Projector Reviews

1080p Home Theater Projector Comparison Report – Image Quality21

Epson Pro Cinema 9100

The Pro Cinema 9100 is the Pro version of the 8100 found in the entry level class. For your extra money, you get only the extra warranty and black finish. The 9100 comes from Epson authorized local installing dealers. If you are doing you place and letting a quality dealer handle the work, you end up with the 9100 not the 8100. That’s fair, you will always pay a bit more from a local installing dealer, than an internet dealer. If you weren’t concerned about local installation, then go buy the 8500UB instead of the 9100, for about the same money.


This new LG definitely loves HDTV and sports. With the LG CF181D projector’s “brightnest” mode being the second highest meausured in this class at 1380 lumens, it’s got the power. And it has the best color of the brightest. It’s color performance at 1380 lumens at least as good as the Epson’s LivingRoom mode, and the BenQ’s second best mode (1250 lumens). It’s got CFI for your sports viewing pleasure. It looks great on sports, and even better on Discovery HD type content.

If you are choosing between the BenQ and the LG, here’s a clue: Other than lumens, the key trade-offs:

The LG has CFI and great color. The BenQ has no CFI for motion smoothing, but has an advantage in sharpness.

Geez, tough call, so before you start killing off brain cells figuring this out, keep in mind that, these two really are different but about equal for HDTV and sports. Two awesome projectors.

I should point out that if I had all the projectors in house at Superbowl time, this would have been one of my top three choices: LG CF181D or the InFocus SP8602, or the BenQ W6000. The InFocus would have gotten the nod for maximum brightness, with great color and excellent sharpness.

The thing is, in my high ceiling room (21 feet at the top), I’ve gone to rear shelf mounting. As it turns out, not only the Epson (best placement flexibility around) will work on my shelf, but so will these other two (just make it), despite the less range on the zoom. But, the odd/interesting way Infocus handles their optics, would reduce the InFocus’s brightness more than the other two, when being mounted at full telephoto on the zoom.

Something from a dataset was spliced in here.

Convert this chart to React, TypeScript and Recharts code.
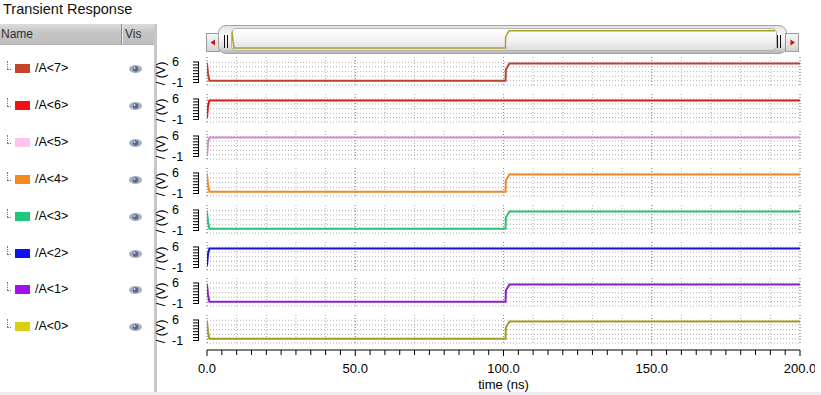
import { CartesianGrid, Line, LineChart, XAxis, YAxis } from "recharts";

// sample times (ns) shared by every signal
const time = [0, 0.35, 0.8, 100.7, 100.8, 102, 200];

// bus bits, volts at each sample time
const a7 = [5.5, 2.0, -0.4, -0.4, 3.4, 5.5, 5.5];
const a6 = [-0.5, 3.6, 5.5, 5.5, 5.5, 5.5, 5.5];
const a5 = [-0.8, 3.6, 5.5, 5.5, 5.5, 5.5, 5.5];
const a4 = [5.5, 2.0, -0.4, -0.4, 3.4, 5.5, 5.5];
const a3 = [5.4, 2.0, -0.4, -0.4, 3.4, 5.5, 5.5];
const a2 = [-0.5, 3.6, 5.5, 5.5, 5.5, 5.5, 5.5];
const a1 = [5.5, 2.0, -0.4, -0.4, 3.4, 5.5, 5.5];
const a0 = [5.5, 2.0, -0.4, -0.4, 3.4, 5.5, 5.5];

const names = ["/A<7>", "/A<6>", "/A<5>", "/A<4>", "/A<3>", "/A<2>", "/A<1>", "/A<0>"];
const swatchColors = ["#c4452c", "#f41010", "#ffc4ec", "#f6891c", "#1ec878", "#1010f4", "#a010f0", "#d8d010"];
const lineColors = ["#b9442c", "#d81c1c", "#c890c8", "#ef8a22", "#2cbf7c", "#1414d8", "#8a20c8", "#a29c22"];
const values = [a7, a6, a5, a4, a3, a2, a1, a0];

const yTicks = [-1, 0, 1, 2, 3, 4, 5, 6];
const yTickLabels: Record<number, string> = { 6: "6", [-1]: "-1" };
const hGrid = [5.9, 4.3, 2.7, 1.1, -0.4, -1.9];
const xTicks = Array.from({ length: 41 }, (_, i) => i * 5);
const xMajor = [0, 50, 100, 150, 200];
const xLabels = ["0.0", "50.0", "100.0", "150.0", "200.0"];

const Y_DOMAIN: [number, number] = [-2.55, 7.7];
const PLOT_H = 30;
const PAD = 6;
const PX_PER_V = PLOT_H / (Y_DOMAIN[1] - Y_DOMAIN[0]);
const STRIP_TOP = 57;
const STRIP_STEP = 36.9;
const CHART_LEFT = 155;
const CHART_W = 660;
const AXIS_W = 52;
const FONT = "'Liberation Sans', Arial, sans-serif";

function CombTick({ x, y, payload }: any) {
  const v = payload.value;
  const label = yTickLabels[v];
  return (
    <g>
      <line x1={x - 14} x2={x - 8} y1={y} y2={y} stroke="#000" strokeWidth={1} />
      {v < 6 && <line x1={x - 8.5} x2={x - 8.5} y1={y} y2={y - PX_PER_V} stroke="#000" strokeWidth={1} />}
      {label && (
        <text x={x - 35} y={y} dy={4.5} fontSize={12.5} fill="#000">
          {label}
        </text>
      )}
    </g>
  );
}

function UnitLabel({ viewBox }: any) {
  const cx = (viewBox?.x ?? 0) + 6;
  const cy = (viewBox?.y ?? 0) + (viewBox?.height ?? PLOT_H) / 2 + 1.5;
  return (
    <text x={cx} y={cy} dy={4} transform={`rotate(-90 ${cx} ${cy})`} textAnchor="middle" fontSize={12.5} fill="#000">
      / (V)
    </text>
  );
}

function TimeTick({ x, y, payload }: any) {
  const idx = xMajor.indexOf(payload.value);
  return (
    <g>
      <line x1={x} x2={x} y1={y} y2={y + (idx >= 0 ? 6 : 5)} stroke="#000" />
      {idx >= 0 && (
        <text x={x} y={y + 23} textAnchor="middle" fontSize={13} fill="#000">
          {xLabels[idx]}
        </text>
      )}
    </g>
  );
}

function Eye({ cy }: { cy: number }) {
  return (
    <svg width={16} height={10} style={{ position: "absolute", left: 128, top: cy - 5 }}>
      <ellipse cx={7.5} cy={5} rx={6.5} ry={4} fill="#a4b0c4" />
      <circle cx={7.5} cy={5} r={2.8} fill="#5a6a86" />
      <circle cx={6.5} cy={4} r={0.9} fill="#dfe6f0" />
    </svg>
  );
}

function Strip({ index }: { index: number }) {
  const rows = time.map((t, i) => ({ t, v: values[index][i] }));
  return (
    <div style={{ position: "absolute", left: CHART_LEFT, top: STRIP_TOP + STRIP_STEP * index - PAD }}>
      <LineChart
        width={CHART_W}
        height={PLOT_H + 2 * PAD}
        data={rows}
        margin={{ top: PAD, right: 15, bottom: PAD, left: 0 }}
      >
        <CartesianGrid
          verticalValues={xTicks}
          horizontalValues={hGrid}
          stroke="#b0b0b0"
          strokeDasharray="1 2"
        />
        <CartesianGrid verticalValues={xMajor} horizontal={false} stroke="#8a8a8a" strokeDasharray="1 2" />
        <XAxis type="number" dataKey="t" domain={[0, 200]} allowDataOverflow hide />
        <YAxis
          type="number"
          domain={Y_DOMAIN}
          allowDataOverflow
          ticks={yTicks}
          interval={0}
          width={AXIS_W}
          tick={<CombTick />}
          tickLine={false}
          tickSize={0}
          tickMargin={0}
          axisLine={false}
          label={(p: any) => <UnitLabel {...p} />}
        />
        <Line
          type="linear"
          dataKey="v"
          stroke={lineColors[index]}
          strokeWidth={2}
          dot={false}
          isAnimationActive={false}
        />
      </LineChart>
    </div>
  );
}

function ScrollBar() {
  const overview = time.map((t, i) => ({ t, v: a0[i] }));
  return (
    <>
      <div
        style={{
          position: "absolute", left: 206, top: 33, width: 12, height: 17,
          border: "1px solid #9a9a9a", background: "linear-gradient(#f6f6f6, #d4d4d4)",
        }}
      >
        <svg width={12} height={17} style={{ position: "absolute", left: 0, top: 0 }}>
          <polygon points="3.5,8.5 8,5.5 8,11.5" fill="#d01010" />
        </svg>
      </div>
      <div
        style={{
          position: "absolute", left: 218, top: 25, width: 567, height: 27, borderRadius: 8,
          border: "1px solid #a4a4a4",
          background: "linear-gradient(#e2e2e2, #fbfbfb 35%, #e2e2e2 75%, #b8b8b8)",
        }}
      />
      <div
        style={{
          position: "absolute", left: 231, top: 28, width: 544, height: 21, borderRadius: 5,
          border: "1px solid #b4b4b4",
          background: "linear-gradient(#ffffff, #f4f4f4 50%, #dedede)",
        }}
      />
      <div style={{ position: "absolute", left: 224, top: 35, width: 1, height: 13, background: "#111" }} />
      <div style={{ position: "absolute", left: 227, top: 35, width: 1, height: 13, background: "#111" }} />
      <div style={{ position: "absolute", left: 777, top: 35, width: 1, height: 13, background: "#111" }} />
      <div style={{ position: "absolute", left: 780, top: 35, width: 1, height: 13, background: "#111" }} />
      <div style={{ position: "absolute", left: 232, top: 29 }}>
        <LineChart width={543} height={21} data={overview} margin={{ top: 0, right: 0, bottom: 0, left: 0 }}>
          <XAxis type="number" dataKey="t" domain={[0, 200]} hide />
          <YAxis type="number" domain={[-1.08, 6.08]} allowDataOverflow hide />
          <Line type="linear" dataKey="v" stroke="#aaa22c" strokeWidth={1.5} dot={false} isAnimationActive={false} />
        </LineChart>
      </div>
      <div
        style={{
          position: "absolute", left: 785, top: 33, width: 12, height: 17,
          border: "1px solid #9a9a9a", background: "linear-gradient(#f6f6f6, #d4d4d4)",
        }}
      >
        <svg width={12} height={17} style={{ position: "absolute", left: 0, top: 0 }}>
          <polygon points="9,8.5 4.5,5.5 4.5,11.5" fill="#d01010" />
        </svg>
      </div>
    </>
  );
}

export default function App() {
  const axisRows = time.map((t) => ({ t }));
  return (
    <div
      style={{
        position: "absolute", left: 0, top: 0, width: 821, height: 395, overflow: "hidden",
        background: "#fff", fontFamily: FONT, color: "#000",
      }}
    >
      <div style={{ position: "absolute", left: 3, top: 1, fontSize: 14.5, color: "#111" }}>Transient Response</div>

      {/* signal browser on the left */}
      <div
        style={{
          position: "absolute", left: 0, top: 24, width: 154, height: 20,
          background: "linear-gradient(#dcdcdc, #c6c6c6 40%, #bdbdbd)",
          borderBottom: "1px solid #b0b0b0",
        }}
      >
        <span style={{ position: "absolute", left: 1, top: 3, fontSize: 12, color: "#333" }}>Name</span>
        <div style={{ position: "absolute", left: 121, top: 0, width: 1, height: 20, background: "#8c8c8c" }} />
        <div style={{ position: "absolute", left: 122, top: 0, width: 1, height: 20, background: "#e8e8e8" }} />
        <span style={{ position: "absolute", left: 125, top: 3, fontSize: 12, color: "#333" }}>Vis</span>
      </div>
      <div style={{ position: "absolute", left: 154, top: 24, width: 3, height: 369, background: "#c8c8c8" }} />
      <div style={{ position: "absolute", left: 0, top: 392, width: 821, height: 3, background: "#ececec" }} />

      {names.map((name, i) => {
        const cy = 68 + STRIP_STEP * i;
        return (
          <div key={name}>
            <div style={{ position: "absolute", left: 7, top: cy - 7, width: 0, height: 8, borderLeft: "1px dotted #777" }} />
            <div style={{ position: "absolute", left: 7, top: cy + 1, width: 4, height: 0, borderTop: "1px dotted #777" }} />
            <div style={{ position: "absolute", left: 15, top: cy - 4, width: 15, height: 9, background: swatchColors[i] }} />
            <span style={{ position: "absolute", left: 35, top: cy - 7, fontSize: 12.5, lineHeight: "14px" }}>{name}</span>
            <Eye cy={cy + 1} />
          </div>
        );
      })}

      <ScrollBar />

      {names.map((name, i) => (
        <Strip key={name} index={i} />
      ))}

      {/* shared time axis */}
      <div style={{ position: "absolute", left: CHART_LEFT, top: 340 }}>
        <LineChart width={CHART_W} height={55} data={axisRows} margin={{ top: 0, right: 15, bottom: 0, left: AXIS_W }}>
          <XAxis
            type="number"
            dataKey="t"
            domain={[0, 200]}
            allowDataOverflow
            ticks={xTicks}
            interval={0}
            height={45}
            tick={<TimeTick />}
            tickLine={false}
            tickSize={0}
            tickMargin={0}
            axisLine={{ stroke: "#000" }}
            label={{ value: "time (ns)", position: "insideBottom", offset: 6, fill: "#000", fontSize: 13 }}
          />
          <YAxis type="number" domain={[0, 1]} hide />
        </LineChart>
      </div>
    </div>
  );
}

That would have me using the LG for Superbowl (what a long way to get to my point – sorry)! Why, because it would have the most lumens of the three, and better color than the second brightest (on my shelf), the Epson. All three have CFI.

The BenQ W6000 would also do, but without CFI, and only about 1250 base lumens in brightest mode with very good color, I’d have to take the color/brightness, over the sharpness. Folks that’s my 2 cents!

Mitsubishi HC6800

A perfectly fine projector, it’s one of the sharper LCD projectors. That said, it’s average in lumens, lacks CFI, etc. Sure it’s fine for HDTV and sports, but hardly a top choice in this field of competition.

Mitsubishi HC7000

Might be an excellent choice for sports on an 82″ screen, but hey, even in brightest mode, at the mid-point of the zoom (where we measure all of these), it’s the dimmest projector in the entire report. Not a thing wrong with the picture (ok no CFI for sports), but it comes down to “where’s the beef! Sorry, not enough under this hood. It’s just not the projector with the horsepower to do sports well, unless your screen size is down there with the LCDTVs and Plasmas.

Optoma HD8200

Not quite as underpowered as the Mitsubishi HC7000, the HD8200, is still one of the dim bulbs, when it comes to sports. Our brightest measurement of the HD8200 was 660 lumens. That’s a mere 64 lumens brighter than the Mitsubishi HC7000. The picture is nice and sharp, but if you want enough lumens to be able to see your friends easily while watching football…

Sanyo PLV-Z3000

The Z3000 does have some spare lumens. It’s another projector that’s average in brightness, so I can’t beat on it too much, since it measured a good 150 lumens more than my own RS20. So, it has adequate brightness for sports. While the Z3000 we calibrated, never had quite as good color as we expected (strange color management abilities?), it still looks good on sports and Discovery HD, etc. The skin tones weren’t as good as most, but then, considering lamp variations, etc., another unit might have done better. (Still we have to blame a little on the less capable color controls.) Sharpness is better than average for an LCD projector, but not a match for a good DLP. The Z3000 is more a well rounded, average brightness projector that just makes the UHC cut, rather than a projector particularly good for sports and HDTV.